> Task goal
Without including the pictures, copy out every line below.

> Lines of data

--*--

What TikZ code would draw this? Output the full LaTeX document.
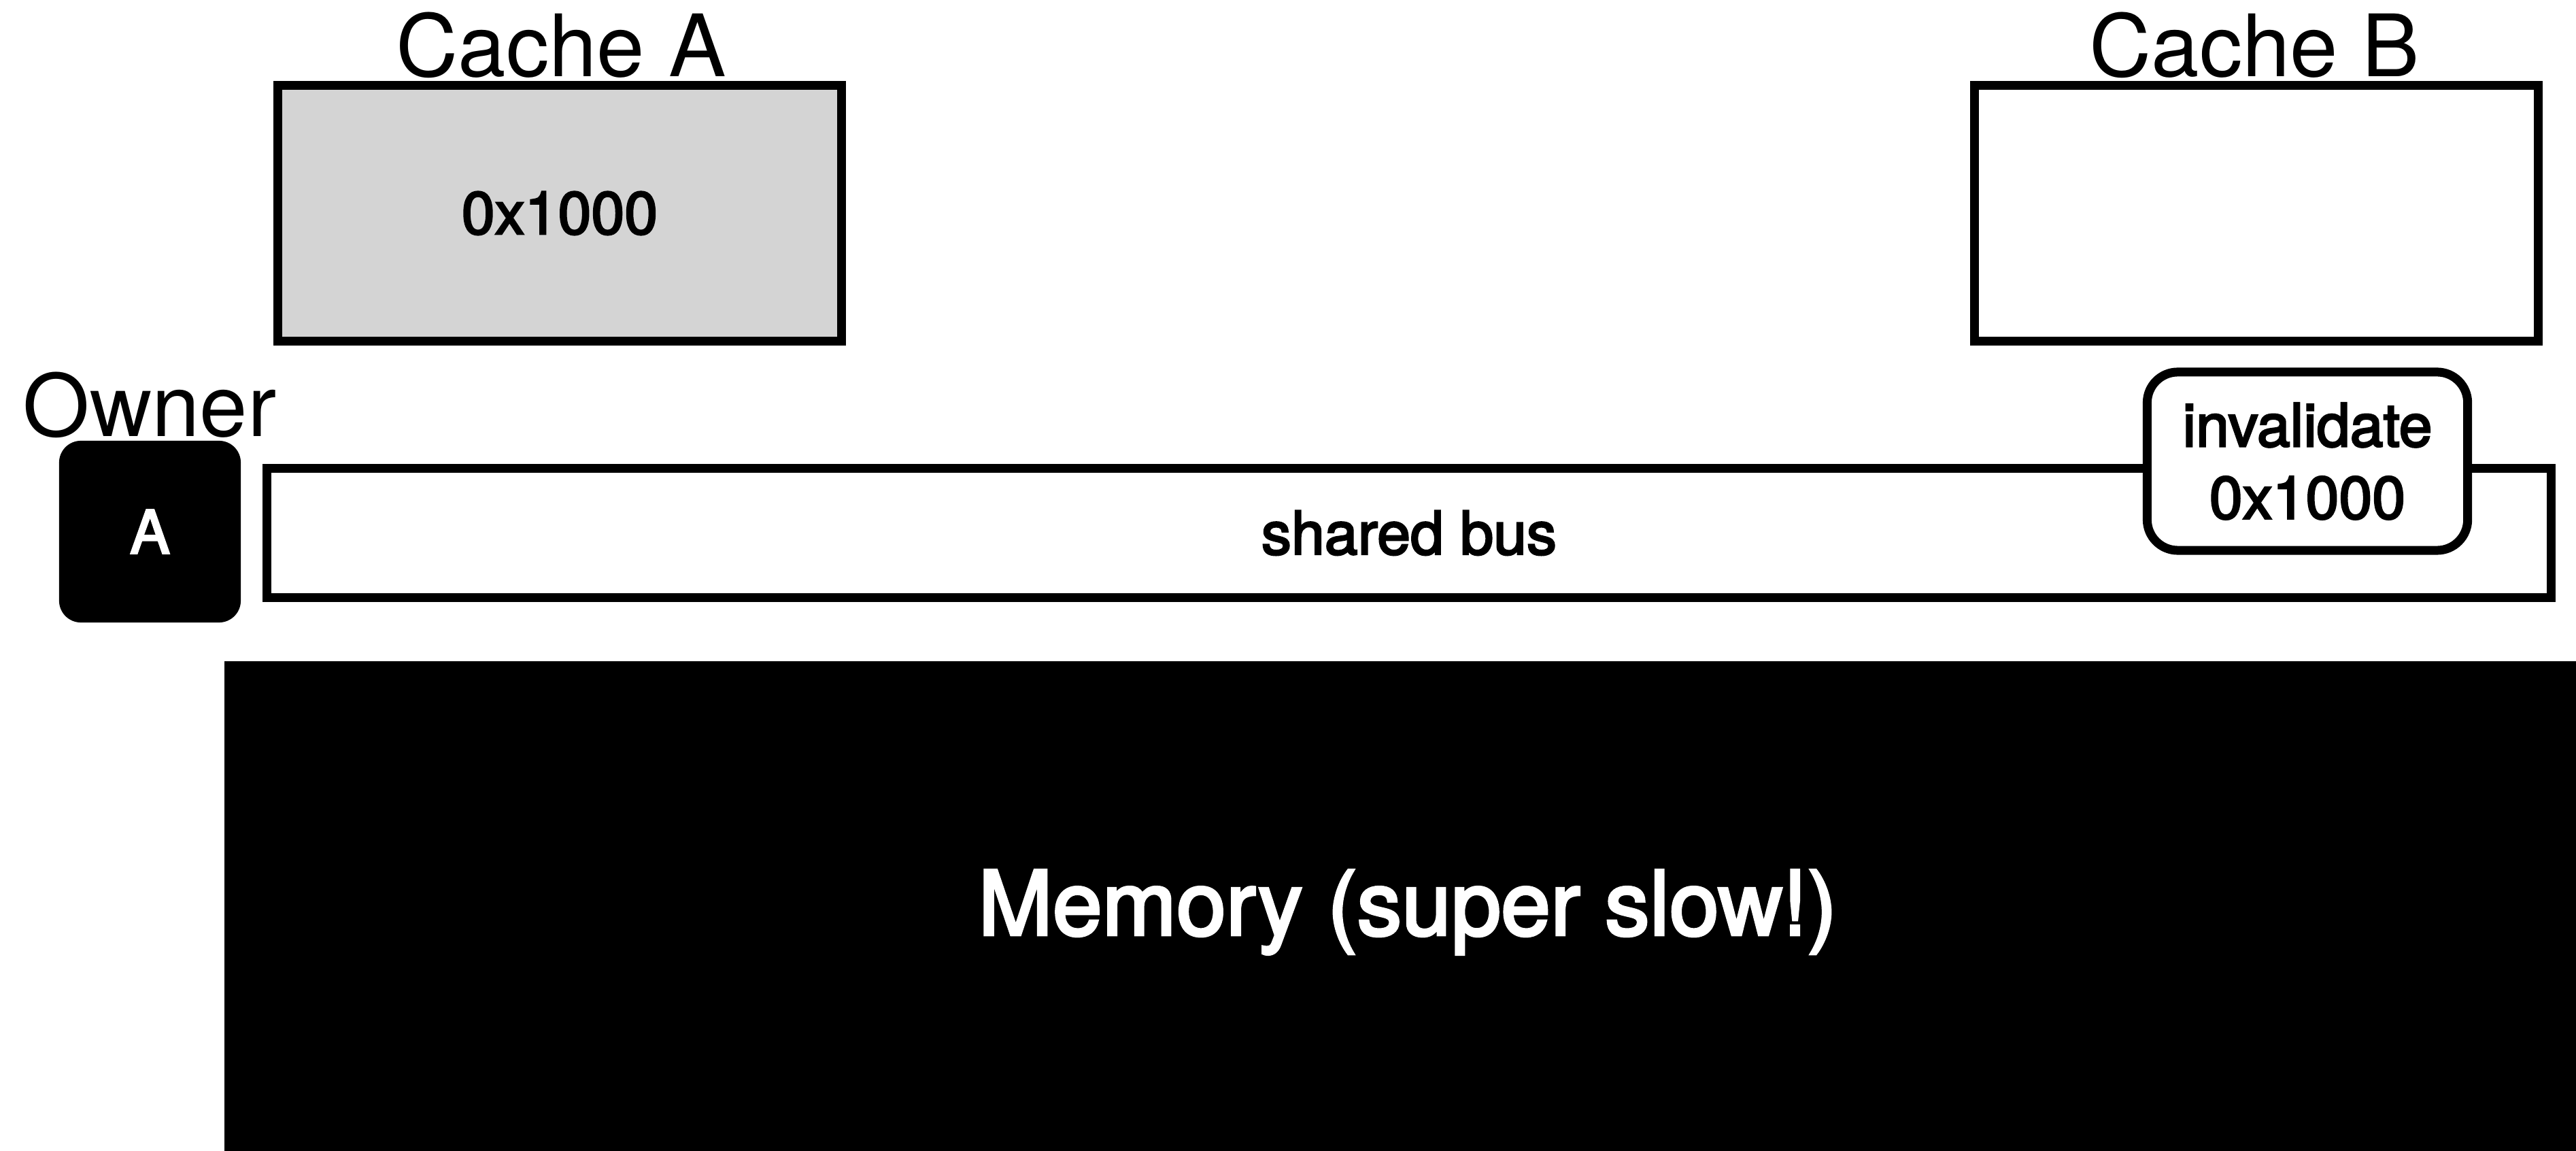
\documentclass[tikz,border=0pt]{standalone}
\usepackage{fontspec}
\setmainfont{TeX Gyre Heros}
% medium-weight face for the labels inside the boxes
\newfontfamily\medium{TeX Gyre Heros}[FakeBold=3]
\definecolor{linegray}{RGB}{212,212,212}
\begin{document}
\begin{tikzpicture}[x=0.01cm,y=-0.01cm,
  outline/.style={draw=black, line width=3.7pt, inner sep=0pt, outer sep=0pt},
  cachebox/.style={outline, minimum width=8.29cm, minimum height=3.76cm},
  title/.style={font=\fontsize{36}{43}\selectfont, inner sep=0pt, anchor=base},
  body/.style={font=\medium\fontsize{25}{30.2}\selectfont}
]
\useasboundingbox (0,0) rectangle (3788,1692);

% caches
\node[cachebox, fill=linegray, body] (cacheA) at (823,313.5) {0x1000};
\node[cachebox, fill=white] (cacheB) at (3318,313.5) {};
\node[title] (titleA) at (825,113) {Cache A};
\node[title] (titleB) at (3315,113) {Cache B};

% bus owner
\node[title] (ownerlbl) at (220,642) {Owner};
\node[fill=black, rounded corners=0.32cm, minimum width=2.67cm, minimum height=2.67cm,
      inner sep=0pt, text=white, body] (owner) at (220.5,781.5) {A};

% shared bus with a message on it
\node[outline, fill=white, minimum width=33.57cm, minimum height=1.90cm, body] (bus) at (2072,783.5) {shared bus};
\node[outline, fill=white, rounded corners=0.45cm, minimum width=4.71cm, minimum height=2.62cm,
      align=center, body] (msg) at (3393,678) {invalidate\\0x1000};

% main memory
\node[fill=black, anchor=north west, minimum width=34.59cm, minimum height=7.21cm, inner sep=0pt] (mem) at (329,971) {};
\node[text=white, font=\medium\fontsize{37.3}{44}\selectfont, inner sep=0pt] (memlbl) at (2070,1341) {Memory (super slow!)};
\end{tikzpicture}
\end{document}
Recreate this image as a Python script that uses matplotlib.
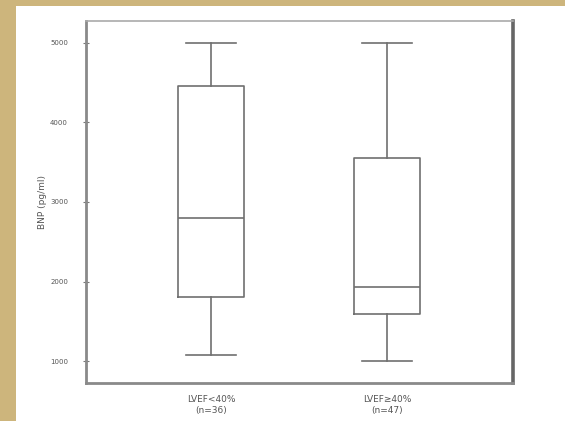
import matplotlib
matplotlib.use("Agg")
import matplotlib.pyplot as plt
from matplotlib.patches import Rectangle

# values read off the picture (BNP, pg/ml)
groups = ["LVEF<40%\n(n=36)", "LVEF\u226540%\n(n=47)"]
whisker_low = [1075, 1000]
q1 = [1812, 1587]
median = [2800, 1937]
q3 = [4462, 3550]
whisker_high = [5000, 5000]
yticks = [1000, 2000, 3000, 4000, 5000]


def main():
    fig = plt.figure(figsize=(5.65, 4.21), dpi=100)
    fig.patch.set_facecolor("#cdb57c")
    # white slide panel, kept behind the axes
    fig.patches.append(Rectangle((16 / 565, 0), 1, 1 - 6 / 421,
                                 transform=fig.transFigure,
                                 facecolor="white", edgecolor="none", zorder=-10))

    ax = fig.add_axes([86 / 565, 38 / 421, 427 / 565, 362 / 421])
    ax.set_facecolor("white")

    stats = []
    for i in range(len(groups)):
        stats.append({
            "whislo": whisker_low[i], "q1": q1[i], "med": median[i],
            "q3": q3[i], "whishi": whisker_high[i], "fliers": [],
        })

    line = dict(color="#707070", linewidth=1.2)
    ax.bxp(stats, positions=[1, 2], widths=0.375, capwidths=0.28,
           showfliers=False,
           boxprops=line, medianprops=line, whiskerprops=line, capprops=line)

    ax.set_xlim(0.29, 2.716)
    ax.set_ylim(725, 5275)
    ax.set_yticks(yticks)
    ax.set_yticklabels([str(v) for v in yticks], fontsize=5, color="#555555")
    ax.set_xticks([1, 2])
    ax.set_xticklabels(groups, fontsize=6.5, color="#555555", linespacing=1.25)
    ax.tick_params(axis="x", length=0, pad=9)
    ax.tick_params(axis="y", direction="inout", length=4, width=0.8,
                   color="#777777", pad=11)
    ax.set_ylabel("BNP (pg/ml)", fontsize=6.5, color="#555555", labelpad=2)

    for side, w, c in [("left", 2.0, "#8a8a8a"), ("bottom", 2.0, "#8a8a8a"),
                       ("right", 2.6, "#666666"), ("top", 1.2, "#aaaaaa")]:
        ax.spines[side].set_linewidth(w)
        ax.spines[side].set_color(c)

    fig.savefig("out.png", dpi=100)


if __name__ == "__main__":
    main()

--*--

> Solution for this task
What TikZ code would draw this? Output the full LaTeX document.
\documentclass[tikz,border=0pt]{standalone}
\usepackage{fontspec}
\setmainfont{TeX Gyre Heros}
% medium-weight face for the labels inside the boxes
\newfontfamily\medium{TeX Gyre Heros}[FakeBold=3]
\definecolor{linegray}{RGB}{212,212,212}
\begin{document}
\begin{tikzpicture}[x=0.01cm,y=-0.01cm,
  outline/.style={draw=black, line width=3.7pt, inner sep=0pt, outer sep=0pt},
  cachebox/.style={outline, minimum width=8.29cm, minimum height=3.76cm},
  title/.style={font=\fontsize{36}{43}\selectfont, inner sep=0pt, anchor=base},
  body/.style={font=\medium\fontsize{25}{30.2}\selectfont}
]
\useasboundingbox (0,0) rectangle (3788,1692);

% caches
\node[cachebox, fill=linegray, body] (cacheA) at (823,313.5) {0x1000};
\node[cachebox, fill=white] (cacheB) at (3318,313.5) {};
\node[title] (titleA) at (825,113) {Cache A};
\node[title] (titleB) at (3315,113) {Cache B};

% bus owner
\node[title] (ownerlbl) at (220,642) {Owner};
\node[fill=black, rounded corners=0.32cm, minimum width=2.67cm, minimum height=2.67cm,
      inner sep=0pt, text=white, body] (owner) at (220.5,781.5) {A};

% shared bus with a message on it
\node[outline, fill=white, minimum width=33.57cm, minimum height=1.90cm, body] (bus) at (2072,783.5) {shared bus};
\node[outline, fill=white, rounded corners=0.45cm, minimum width=4.71cm, minimum height=2.62cm,
      align=center, body] (msg) at (3393,678) {invalidate\\0x1000};

% main memory
\node[fill=black, anchor=north west, minimum width=34.59cm, minimum height=7.21cm, inner sep=0pt] (mem) at (329,971) {};
\node[text=white, font=\medium\fontsize{37.3}{44}\selectfont, inner sep=0pt] (memlbl) at (2070,1341) {Memory (super slow!)};
\end{tikzpicture}
\end{document}
Recreate this image as a Python script that uses matplotlib.
import matplotlib
matplotlib.use("Agg")
import matplotlib.pyplot as plt
from matplotlib.patches import Rectangle

# values read off the picture (BNP, pg/ml)
groups = ["LVEF<40%\n(n=36)", "LVEF\u226540%\n(n=47)"]
whisker_low = [1075, 1000]
q1 = [1812, 1587]
median = [2800, 1937]
q3 = [4462, 3550]
whisker_high = [5000, 5000]
yticks = [1000, 2000, 3000, 4000, 5000]


def main():
    fig = plt.figure(figsize=(5.65, 4.21), dpi=100)
    fig.patch.set_facecolor("#cdb57c")
    # white slide panel, kept behind the axes
    fig.patches.append(Rectangle((16 / 565, 0), 1, 1 - 6 / 421,
                                 transform=fig.transFigure,
                                 facecolor="white", edgecolor="none", zorder=-10))

    ax = fig.add_axes([86 / 565, 38 / 421, 427 / 565, 362 / 421])
    ax.set_facecolor("white")

    stats = []
    for i in range(len(groups)):
        stats.append({
            "whislo": whisker_low[i], "q1": q1[i], "med": median[i],
            "q3": q3[i], "whishi": whisker_high[i], "fliers": [],
        })

    line = dict(color="#707070", linewidth=1.2)
    ax.bxp(stats, positions=[1, 2], widths=0.375, capwidths=0.28,
           showfliers=False,
           boxprops=line, medianprops=line, whiskerprops=line, capprops=line)

    ax.set_xlim(0.29, 2.716)
    ax.set_ylim(725, 5275)
    ax.set_yticks(yticks)
    ax.set_yticklabels([str(v) for v in yticks], fontsize=5, color="#555555")
    ax.set_xticks([1, 2])
    ax.set_xticklabels(groups, fontsize=6.5, color="#555555", linespacing=1.25)
    ax.tick_params(axis="x", length=0, pad=9)
    ax.tick_params(axis="y", direction="inout", length=4, width=0.8,
                   color="#777777", pad=11)
    ax.set_ylabel("BNP (pg/ml)", fontsize=6.5, color="#555555", labelpad=2)

    for side, w, c in [("left", 2.0, "#8a8a8a"), ("bottom", 2.0, "#8a8a8a"),
                       ("right", 2.6, "#666666"), ("top", 1.2, "#aaaaaa")]:
        ax.spines[side].set_linewidth(w)
        ax.spines[side].set_color(c)

    fig.savefig("out.png", dpi=100)


if __name__ == "__main__":
    main()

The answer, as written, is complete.